Copy every line of the records below that holds the word "matplotlib".

------------

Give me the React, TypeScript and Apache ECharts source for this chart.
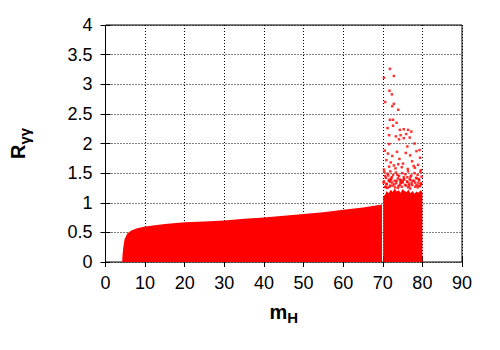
import React, { useEffect, useRef } from "react";
import * as echarts from "echarts";

// x axis: m_H, y axis: R_γγ
const xTicks = [0, 10, 20, 30, 40, 50, 60, 70, 80, 90];
const yTicks = [0, 0.5, 1, 1.5, 2, 2.5, 3, 3.5, 4];

// Upper envelope of the densely filled low-mass band (m_H, R_γγ)
const bandM = [4.2, 4.3, 4.5, 4.8, 5.5, 6.5, 8, 10, 15, 20, 25, 30, 35, 40, 45, 50, 55, 60, 65, 69.8];
const bandTop = [0, 0.12, 0.25, 0.38, 0.48, 0.53, 0.57, 0.6, 0.64, 0.67, 0.685, 0.7, 0.73, 0.75, 0.78, 0.81, 0.84, 0.88, 0.92, 0.97];

// Upper envelope of the dense block between 70 and 80
const blockM = [70.1, 70.1, 70.6, 71, 71.5, 72, 72.5, 73, 73.5, 74, 74.5, 75, 75.5, 76, 76.5, 77, 77.5, 78, 78.5, 79, 79.5, 80, 80];
const blockTop = [0, 1.1, 1.14, 1.2, 1.16, 1.22, 1.18, 1.24, 1.19, 1.21, 1.17, 1.23, 1.2, 1.18, 1.22, 1.16, 1.2, 1.15, 1.19, 1.17, 1.21, 1.18, 0];

// Individually visible points above the dense block
const sparseM = [
  70.3, 70.9, 71.5, 71.9, 72.4, 72.9, 73.5, 74.0, 74.5, 75.0, 75.6, 76.2, 76.7, 77.3, 77.9, 78.5, 79.0, 79.6,
  70.6, 71.2, 73.1, 74.8, 76.4, 78.2, 79.4, 72.1, 75.3, 77.0, 70.8, 73.8, 76.9, 78.8, 74.3, 71.7,
  70.4, 71.2, 71.9, 72.6, 73.3, 74.1, 74.9, 75.7, 76.4, 77.2, 78.0, 78.8, 79.5,
  70.8, 71.6, 72.3, 73.0, 73.8, 74.6, 75.3, 76.1, 76.8, 77.6, 78.4, 79.2, 79.8,
  70.2, 71.0, 71.8, 72.5, 73.4, 74.3, 75.0, 75.9, 76.6, 77.4, 78.2, 79.0, 79.7,
  70.6, 72.1, 73.7, 75.4, 77.0, 78.6, 71.4, 74.5, 76.2, 79.1,
  70.5, 71.3, 72.4, 73.6, 75.8, 76.9, 78.5, 79.4, 70.9, 72.0, 74.2, 75.1, 77.4, 78.9,
  71.6, 73.2, 74.8, 76.3, 78.1, 79.6, 70.3, 72.8, 73.9, 77.8,
  71.8, 72.8, 70.3, 71.7, 72.3, 70.6, 72.8, 72.4, 73.9, 71.8, 72.6, 73.5, 72.6, 71.2,
  74.3, 75.3, 76.4, 77.2, 71.6, 73.3, 74.5, 75.9, 76.8, 74.1, 75.3, 78.0, 71.6, 76.2, 79.3
];
const sparseR = [
  1.36, 1.32, 1.37, 1.29, 1.34, 1.31, 1.37, 1.28, 1.33, 1.36, 1.30, 1.35, 1.29, 1.33, 1.37, 1.30, 1.34, 1.31,
  1.27, 1.25, 1.26, 1.27, 1.26, 1.27, 1.28, 1.38, 1.39, 1.38, 1.26, 1.25, 1.24, 1.26, 1.39, 1.27,
  1.52, 1.49, 1.53, 1.47, 1.51, 1.45, 1.50, 1.48, 1.53, 1.46, 1.50, 1.47, 1.52,
  1.42, 1.39, 1.43, 1.37, 1.41, 1.38, 1.43, 1.36, 1.40, 1.37, 1.42, 1.38, 1.44,
  1.34, 1.31, 1.35, 1.29, 1.33, 1.30, 1.34, 1.29, 1.32, 1.30, 1.34, 1.29, 1.33,
  1.45, 1.41, 1.47, 1.40, 1.44, 1.41, 1.46, 1.35, 1.43, 1.40,
  1.88, 1.83, 1.79, 1.86, 1.84, 1.80, 1.87, 1.76, 1.72, 1.68, 1.74, 1.66, 1.70, 1.64,
  1.61, 1.58, 1.60, 1.57, 1.59, 1.55, 1.56, 1.63, 1.65, 1.62,
  3.26, 3.14, 3.11, 2.89, 2.83, 2.70, 2.67, 2.63, 2.57, 2.40, 2.40, 2.35, 2.30, 2.26,
  2.23, 2.24, 2.23, 2.20, 2.14, 2.12, 2.14, 2.16, 2.10, 2.07, 2.09, 2.00, 1.99, 1.95, 1.89
];

const FONT = "Liberation Sans";
const RED = "#ff0000";

export default function App() {
  const ref = useRef<HTMLDivElement>(null);
  useEffect(() => {
    document.body.style.margin = "0";
    if (!ref.current) return;
    const chart = echarts.init(ref.current, undefined, { renderer: "svg" });
    const band = bandM.map((m, i) => [m, bandTop[i]]);
    const block = blockM.map((m, i) => [m, blockTop[i]]);
    const sparse = sparseM.map((m, i) => [m, sparseR[i]]);
    const gridLine = { show: true, lineStyle: { color: "#000", width: 1, type: [1, 2] as any } };
    const tick = { show: true, inside: true, length: 5, lineStyle: { color: "#000" } };
    const rich = {
      b: { fontFamily: FONT, fontSize: 20, fontWeight: "bold", color: "#000" },
      s: { fontFamily: FONT, fontSize: 15, fontWeight: "bold", color: "#000", padding: [12, 0, 0, 0] },
    };
    chart.setOption({
      animation: false,
      backgroundColor: "#fff",
      grid: { left: 102, right: 38, top: 25, bottom: 88, show: true, borderColor: "#000", borderWidth: 1, backgroundColor: "transparent" },
      xAxis: [
        {
          type: "value", min: xTicks[0], max: xTicks[xTicks.length - 1], interval: 10,
          axisLine: { show: false }, axisTick: tick,
          axisLabel: { color: "#000", fontFamily: FONT, fontSize: 18, margin: 12 },
          splitLine: gridLine,
          name: "{b|m}{s|H}", nameLocation: "middle", nameGap: 36,
          nameTextStyle: { rich },
        },
        {
          type: "value", position: "top", min: 0, max: 90, interval: 10,
          axisLine: { show: false }, axisLabel: { show: false }, splitLine: { show: false }, axisTick: tick,
        },
      ],
      yAxis: [
        {
          type: "value", min: yTicks[0], max: yTicks[yTicks.length - 1], interval: 0.5,
          axisLine: { show: false }, axisTick: tick,
          axisLabel: { color: "#000", fontFamily: FONT, fontSize: 18, margin: 13 },
          splitLine: gridLine,
          name: "{b|R}{s|γγ}", nameLocation: "middle", nameGap: 74, nameRotate: 90,
          nameTextStyle: { rich },
        },
        {
          type: "value", position: "right", min: 0, max: 4, interval: 0.5,
          axisLine: { show: false }, axisLabel: { show: false }, splitLine: { show: false }, axisTick: tick,
        },
      ],
      series: [
        {
          type: "line", data: band, showSymbol: false, symbol: "none",
          lineStyle: { width: 0 }, areaStyle: { color: RED, opacity: 1 }, z: 3,
        },
        {
          type: "line", data: block, showSymbol: false, symbol: "none",
          lineStyle: { width: 0 }, areaStyle: { color: RED, opacity: 1 }, z: 3,
        },
        {
          type: "scatter", data: sparse, symbol: "rect", symbolSize: 2.5,
          itemStyle: { color: RED }, z: 3,
        },
      ],
    });
    return () => chart.dispose();
  }, []);
  return <div ref={ref} style={{ width: 500, height: 350 }} />;
}
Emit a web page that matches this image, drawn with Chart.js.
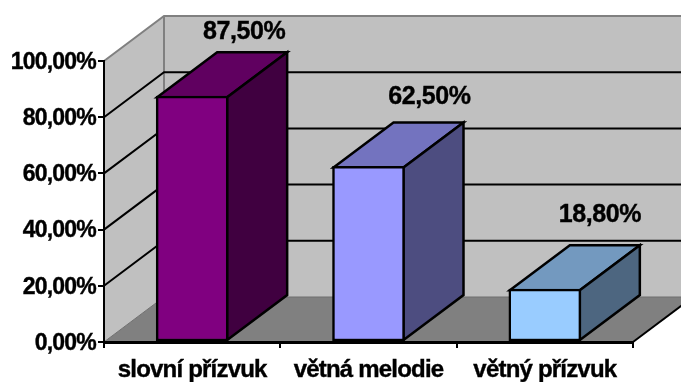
<!DOCTYPE html>
<html>
<head>
<meta charset="utf-8">
<title>Přízvuk a melodie</title>
<script src="https://cdn.jsdelivr.net/npm/chart.js@4"></script>
<style>
  html, body { margin: 0; padding: 0; background: #ffffff; }
  canvas { display: block; }
</style>
</head>
<body>
<canvas id="myChart" width="681" height="382"></canvas>
<script>
'use strict';

//chart data
let categories = ['slovní přízvuk', 'větná melodie', 'větný přízvuk'];
let percentValues = [87.5, 62.5, 18.8];
let frontColors = ['#800080', '#9999ff', '#99ccff'];
let topColors = ['#600060', '#7373bf', '#7399bf'];
let sideColors = ['#400040', '#4d4d80', '#4d6680'];

//depth of the fake 3d box
let depthX = 60;
let depthY = 45;

//value labels sit by hand above each bar, measured from the front top edge
let labelShiftX = [52, 61, 55];
let labelShiftY = [-64, -69, -74];

function formatPercent(value){
  return value.toFixed(2).replace('.', ',') + '%';
}

function fillShape(ctx, points, fill, stroke, lineWidth){
  ctx.beginPath();
  ctx.moveTo(points[0][0], points[0][1]);
  for(let i = 1; i < points.length; i++){
    ctx.lineTo(points[i][0], points[i][1]);
  }
  ctx.closePath();
  ctx.fillStyle = fill;
  ctx.fill();
  if(stroke){
    ctx.strokeStyle = stroke;
    ctx.lineWidth = lineWidth;
    ctx.lineJoin = 'miter';
    ctx.stroke();
  }
}

//walls, floor and gridlines behind the bars
let boxPlugin = {
  id: 'box',
  beforeDraw(chart){
    let ctx = chart.ctx;
    let xScale = chart.scales.x;
    let yScale = chart.scales.y;
    let left = xScale.left;
    let right = xScale.right;
    let top = yScale.top;
    let bottom = yScale.bottom;

    //tighter tracking for the axis text
    ctx.letterSpacing = '-0.8px';

    ctx.save();
    fillShape(ctx, [[left, top], [left + depthX, top - depthY], [left + depthX, bottom - depthY], [left, bottom]], '#c0c0c0');
    fillShape(ctx, [[left + depthX, top - depthY], [right + depthX, top - depthY], [right + depthX, bottom - depthY], [left + depthX, bottom - depthY]], '#c0c0c0');

    //wall outline
    ctx.strokeStyle = '#808080';
    ctx.lineWidth = 2;
    ctx.beginPath();
    ctx.moveTo(left, top);
    ctx.lineTo(left + depthX, top - depthY);
    ctx.lineTo(right + depthX, top - depthY);
    ctx.moveTo(left + depthX, top - depthY);
    ctx.lineTo(left + depthX, bottom - depthY);
    ctx.stroke();

    //gridlines run along the side wall and then across the back
    ctx.strokeStyle = '#000000';
    ctx.lineWidth = 2;
    yScale.ticks.forEach(tick => {
      if(tick.value === yScale.min || tick.value === yScale.max){
        return;
      }
      let y = yScale.getPixelForValue(tick.value);
      ctx.beginPath();
      ctx.moveTo(left, y);
      ctx.lineTo(left + depthX, y - depthY);
      ctx.lineTo(right + depthX, y - depthY);
      ctx.stroke();
    });

    fillShape(ctx, [[left, bottom], [left + depthX, bottom - depthY], [right + depthX, bottom - depthY], [right, bottom]], '#808080');
    ctx.strokeStyle = '#6e6e6e';
    ctx.lineWidth = 1;
    ctx.beginPath();
    ctx.moveTo(left, bottom);
    ctx.lineTo(left + depthX, bottom - depthY);
    ctx.lineTo(right + depthX, bottom - depthY);
    ctx.stroke();

    //right edge of the floor
    ctx.strokeStyle = '#000000';
    ctx.lineWidth = 2;
    ctx.beginPath();
    ctx.moveTo(right, bottom);
    ctx.lineTo(right + depthX, bottom - depthY);
    ctx.stroke();
    ctx.restore();
  },
  beforeDatasetsDraw(chart){
    let ctx = chart.ctx;
    let bars = chart.getDatasetMeta(0).data;
    ctx.save();
    bars.forEach((bar, i) => {
      let x0 = bar.x - bar.width / 2 + 1;
      let x1 = bar.x + bar.width / 2 - 1;
      let yTop = bar.y + 1;
      let yBase = bar.base - 1;
      fillShape(ctx, [[x0, yTop], [x0 + depthX, yTop - depthY], [x1 + depthX, yTop - depthY], [x1, yTop]], topColors[i], '#000000', 2.5);
      fillShape(ctx, [[x1, yTop], [x1 + depthX, yTop - depthY], [x1 + depthX, yBase - depthY], [x1, yBase]], sideColors[i], '#000000', 2.5);
    });
    ctx.restore();
  },
  afterDraw(chart){
    let ctx = chart.ctx;
    let bars = chart.getDatasetMeta(0).data;
    ctx.save();
    ctx.letterSpacing = '-0.4px';
    ctx.fillStyle = '#000000';
    ctx.strokeStyle = '#000000';
    ctx.lineWidth = 0.4;
    ctx.font = 'bold 25px "Liberation Sans"';
    ctx.textAlign = 'center';
    ctx.textBaseline = 'middle';
    bars.forEach((bar, i) => {
      let label = formatPercent(percentValues[i]);
      ctx.fillText(label, bar.x + labelShiftX[i], bar.y + labelShiftY[i]);
      ctx.strokeText(label, bar.x + labelShiftX[i], bar.y + labelShiftY[i]);
    });
    ctx.restore();
  }
};

new Chart(document.getElementById('myChart'), {
  type: 'bar',
  data: {
    labels: categories,
    datasets: [{
      data: percentValues,
      backgroundColor: frontColors,
      borderColor: '#000000',
      borderWidth: 2.5,
      borderSkipped: false,
      barThickness: 72
    }]
  },
  options: {
    responsive: false,
    animation: false,
    events: [],
    layout: {
      padding: { top: 61, right: 48, bottom: 0, left: 0 }
    },
    plugins: {
      legend: { display: false },
      tooltip: { enabled: false }
    },
    scales: {
      x: {
        afterFit(scale){
          scale.height = 40;
        },
        border: { color: '#000000', width: 3 },
        grid: { drawOnChartArea: false, color: '#000000', lineWidth: 2, tickLength: 6 },
        ticks: {
          color: '#000000',
          padding: 8,
          maxRotation: 0,
          autoSkip: false,
          textStrokeColor: '#000000',
          textStrokeWidth: 0.4,
          font: { family: 'Liberation Sans', weight: 'bold', size: 24 }
        }
      },
      y: {
        min: 0,
        max: 100,
        afterFit(scale){
          scale.width = 104;
        },
        border: { color: '#000000', width: 2 },
        grid: { drawOnChartArea: false, color: '#000000', lineWidth: 2, tickLength: 6 },
        ticks: {
          stepSize: 20,
          color: '#000000',
          padding: 2,
          labelOffset: 1.5,
          textStrokeColor: '#000000',
          textStrokeWidth: 0.4,
          callback: value => formatPercent(value),
          font: { family: 'Liberation Sans', weight: 'bold', size: 23 }
        }
      }
    }
  },
  plugins: [boxPlugin]
});
</script>
</body>
</html>
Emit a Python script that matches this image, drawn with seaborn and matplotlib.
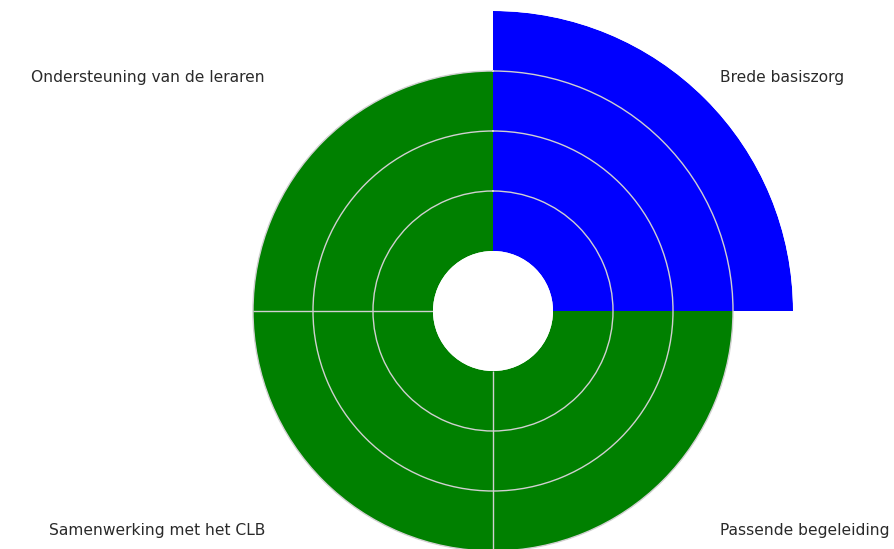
import numpy as np
import matplotlib
matplotlib.use("Agg")
import matplotlib.pyplot as plt
import seaborn as sns

categories = ["Brede basiszorg", "Passende begeleiding", "Samenwerking met het CLB", "Ondersteuning van de leraren"]
values = [4, 3, 3, 3]
colors = ["#0000ff", "#008000", "#008000", "#008000"]
angles_deg = [45, 135, 225, 315]
ring_ticks = [1, 2, 3]
divider_deg = [180, 270]

sns.set_theme(style="white")
plt.rcParams['font.family'] = ['DejaVu Sans']
plt.rcParams['axes.edgecolor'] = 'none'
plt.rcParams['axes.linewidth'] = 0

W, H = 894, 549
fig = plt.figure(figsize=(W / 100, H / 100), dpi=100)
cx, cy, R = 493, 311, 300
ax = fig.add_axes([(cx - R) / W, (H - cy - R) / H, 2 * R / W, 2 * R / H], projection="polar")
ax.set_theta_offset(np.pi / 2)
ax.set_theta_direction(-1)

theta = np.deg2rad(angles_deg)
ax.bar(theta, values, width=np.pi / 2, bottom=0, color=colors, edgecolor="none", linewidth=0, zorder=1)
ax.vlines(np.deg2rad(divider_deg), 0, 3, color="#d0d0d0", linewidth=1.0, zorder=3)
ax.set_rorigin(-1)
ax.set_ylim(0, 4)
ax.set_yticks(ring_ticks)
ax.set_yticklabels([])
ax.set_xticks([])
ax.set_axisbelow(False)
ax.yaxis.grid(True, color="#d0d0d0", linewidth=1.0)
ax.xaxis.grid(False)
for s in ax.spines.values():
    s.set_visible(False)
    s.set_edgecolor("none")
ax.patch.set_visible(False)

fs = 11.2
tc = "#2a2a2a"
fig.text(720 / W, 1 - 78 / H, categories[0], ha="left", va="center", fontsize=fs, color=tc)
fig.text(720 / W, 1 - 530 / H, categories[1], ha="left", va="center", fontsize=fs, color=tc)
fig.text(265 / W, 1 - 530 / H, categories[2], ha="right", va="center", fontsize=fs, color=tc)
fig.text(265 / W, 1 - 78 / H, categories[3], ha="right", va="center", fontsize=fs, color=tc)

fig.savefig("out.png", dpi=100)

------------

**Reply:**
Emit a Python script that matches this image, drawn with seaborn and matplotlib.
import matplotlib
matplotlib.use("Agg")
import matplotlib.pyplot as plt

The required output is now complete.